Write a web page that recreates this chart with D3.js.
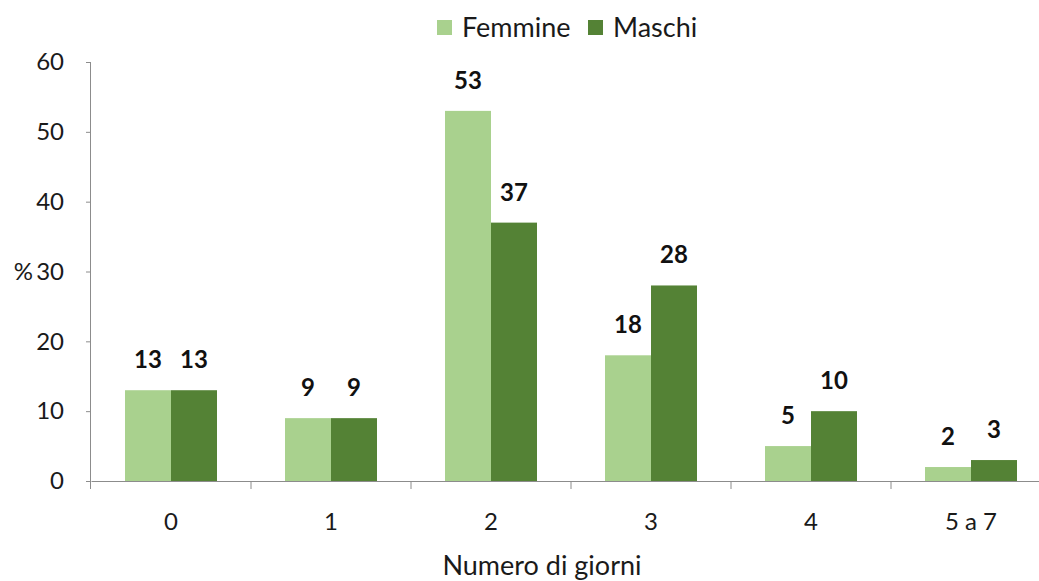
<!DOCTYPE html>
<html>
<head>
<meta charset="utf-8">
<script src="https://cdn.jsdelivr.net/npm/d3@7"></script>
<style>
  body { margin: 0; background: #fff; }
  svg { display: block; font-family: Lato, "Open Sans", sans-serif; }
</style>
</head>
<body>
<div class="chart"></div>
<script>
const categories = ["0", "1", "2", "3", "4", "5 a 7"];
const femmine = [13, 9, 53, 18, 5, 2];
const maschi = [13, 9, 37, 28, 10, 3];
const seriesNames = ["Femmine", "Maschi"];
const yTicks = [0, 10, 20, 30, 40, 50, 60];

const colors = ["#a9d18e", "#548235"];

// set the dimensions and margins of the graph
const W = 1039, H = 581;
const margin = { top: 62, right: -12, bottom: 100, left: 91 },
    width = W - margin.left - margin.right,
    height = H - margin.top - margin.bottom;

const svg = d3.select(".chart")
    .append("svg")
    .attr("width", W)
    .attr("height", H);

const g = svg.append("g")
    .attr("transform", `translate(${margin.left},${margin.top})`);

const rows = categories.map((c, i) => ({ cat: c, values: [femmine[i], maschi[i]] }));

// X scale
const x = d3.scaleBand()
    .domain(categories)
    .range([0, width])
    .paddingInner(0.425)
    .paddingOuter(0.2125);
const xSub = d3.scaleBand()
    .domain(seriesNames)
    .range([0, x.bandwidth()]);

// Y scale
const y = d3.scaleLinear()
    .domain([0, 60])
    .range([height, 0]);

// Y axis
const yAxis = g.append("g")
    .call(d3.axisLeft(y).tickValues(yTicks).tickSize(5).tickPadding(22));
yAxis.select(".domain").attr("stroke", "#8c8c8c").attr("d", `M-0.5,${height + 8}V0.5H-5`);
yAxis.selectAll(".tick line").attr("stroke", "#8c8c8c");
yAxis.selectAll("text")
    .attr("font-size", 24)
    .attr("fill", "#1a1a1a")
    .attr("font-family", "Lato, sans-serif");

// "%" axis title
g.append("text")
    .text("%")
    .attr("x", -58)
    .attr("y", y(30))
    .attr("dy", "0.35em")
    .attr("text-anchor", "end")
    .attr("font-size", 24)
    .attr("fill", "#1a1a1a");

// bars
const groups = g.selectAll(".grp")
    .data(rows)
    .join("g")
    .attr("class", "grp")
    .attr("transform", d => `translate(${x(d.cat)},0)`);

groups.selectAll("rect")
    .data(d => d.values.map((v, k) => ({ k, v })))
    .join("rect")
    .attr("x", d => xSub(seriesNames[d.k]))
    .attr("width", xSub.bandwidth())
    .attr("y", d => y(d.v))
    .attr("height", d => height - y(d.v))
    .attr("fill", d => colors[d.k]);

// value labels
groups.selectAll("text.val")
    .data(d => d.values.map((v, k) => ({ k, v })))
    .join("text")
    .attr("class", "val")
    .text(d => d.v)
    .attr("x", d => xSub(seriesNames[d.k]) + xSub.bandwidth() / 2)
    .attr("y", d => y(d.v) - 22)
    .attr("text-anchor", "middle")
    .attr("font-size", 24)
    .attr("font-weight", "bold")
    .attr("fill", "#111");

// X axis: baseline with ticks at category boundaries
const xAxis = g.append("g")
    .attr("transform", `translate(0,${height})`)
    .call(d3.axisBottom(x).tickSize(0).tickPadding(32));
xAxis.select(".domain").attr("stroke", "#8c8c8c");
xAxis.selectAll("text")
    .attr("font-size", 24)
    .attr("fill", "#1a1a1a")
    .attr("font-family", "Lato, sans-serif");

const step = x.step();
xAxis.selectAll(".bound")
    .data(categories.slice(1))
    .join("line")
    .attr("class", "bound")
    .attr("x1", d => x(d) - (step - x.bandwidth()) / 2)
    .attr("x2", d => x(d) - (step - x.bandwidth()) / 2)
    .attr("y1", 0)
    .attr("y2", 8)
    .attr("stroke", "#8c8c8c");

// X title
svg.append("text")
    .text("Numero di giorni")
    .attr("x", 542)
    .attr("y", 575)
    .attr("text-anchor", "middle")
    .attr("font-size", 27)
    .attr("fill", "#1a1a1a");

// legend
const legendX = [437, 588];
const legend = svg.selectAll(".leg")
    .data(seriesNames)
    .join("g")
    .attr("class", "leg")
    .attr("transform", (d, i) => `translate(${legendX[i]},20)`);
legend.append("rect")
    .attr("width", 15)
    .attr("height", 15)
    .attr("fill", (d, i) => colors[i]);
legend.append("text")
    .text(d => d)
    .attr("x", 25)
    .attr("y", 17)
    .attr("font-size", 27)
    .attr("fill", "#1a1a1a");
</script>
</body>
</html>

────────────────

DESCRIPTION OF THE TASK:
Locate and copy each line in the data above that includes the word "chart".

WRITTEN REPLY:
Write a web page that recreates this chart with D3.js.
<div class="chart"></div>
const svg = d3.select(".chart")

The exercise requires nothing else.